MEMORIES LOOK AT ME by Song Fang [Tokyo Filmex 2012]


The Tokyo Filmex ended a few days ago. I was surprised that I had managed to catch all three of the award-winning films. (well, except Kim Ki-Duk's PIETA, which won the Audience Award)

MEMORIES LOOK AT ME 记忆望着我 by Song Fang 宋方 is a Chinese docudrama that received the Special Jury Prize at Filmex. It was also the Best First Feature award winner at the Locarno Film Festival.



The film begins with Song's return from Beijing to her hometown in Nanjing. Almost the entire film is set in her family apartment, with her hanging out and conversing with her parents. There are occasional visits from her older brother's family, a precocious young niece who seems disturbingly wise and articulate beyond her years (but not in a Hollywood manner, of course)

On paper, this would not be the type of film that I could last through without feeling sleepy, but once I allowed myself to immerse within its hypnotic pace, I found myself being swept gently away by its gentle warmth. (let's just say that I handled this film much better than I did with the two Amos Gitai films I caught in the festival, more on that in another post)

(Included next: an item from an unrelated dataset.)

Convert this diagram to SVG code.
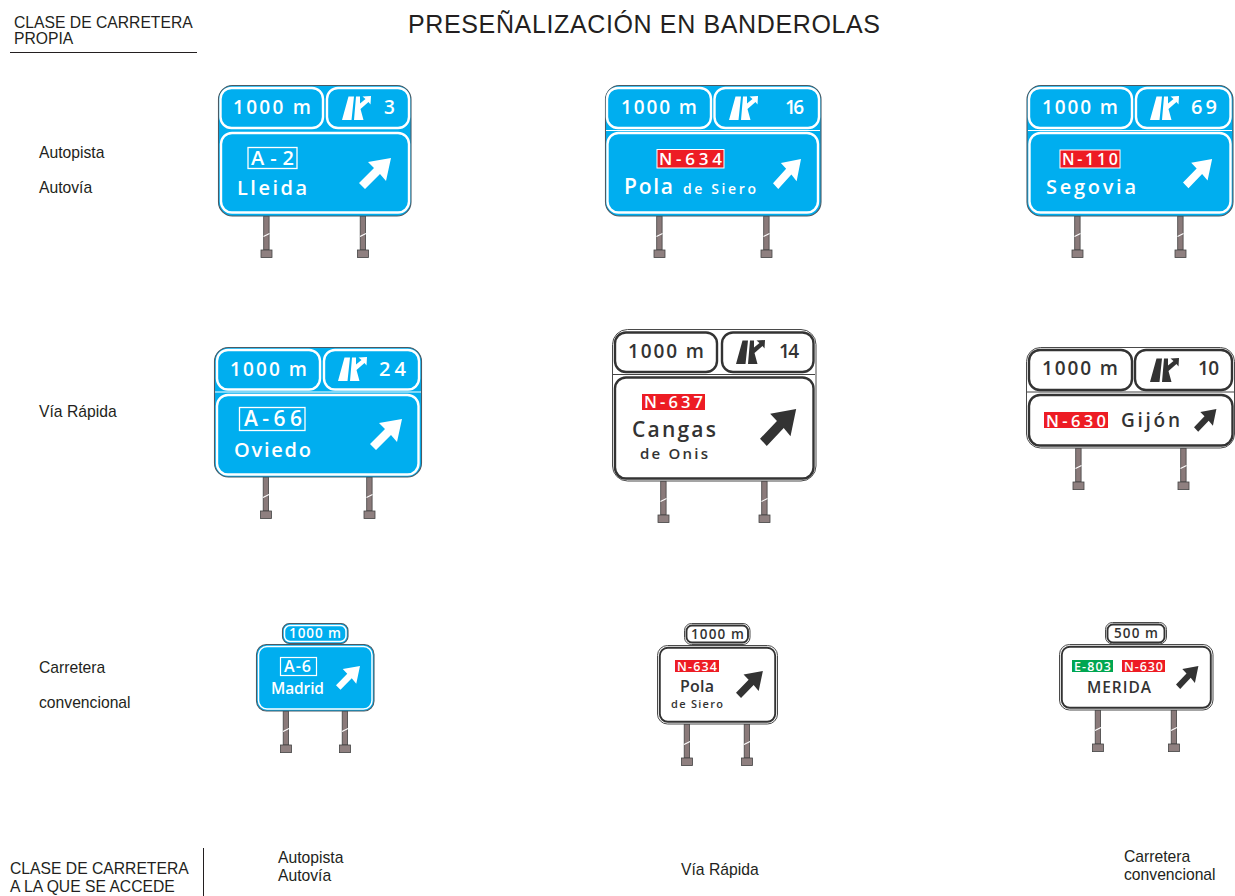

Perhaps this is because there are many things about this film that I can relate to. Because I feel the same every time I return to Malaysia. The conversations with parents while dining, the reunions with friends and relatives, the attempt to reconnect with memories of the past. Time has been moving endlessly when I was gone, yet when I was there, each day blends with another, as if I am floating in a (sometimes pleasant) state of immobility. It's like taking a time machine to my past, yet the past that I remembered has been replaced a little by something else, and it takes a while to adjust to them. Homecoming can be rather pleasurable, but sometimes they reopen old wounds.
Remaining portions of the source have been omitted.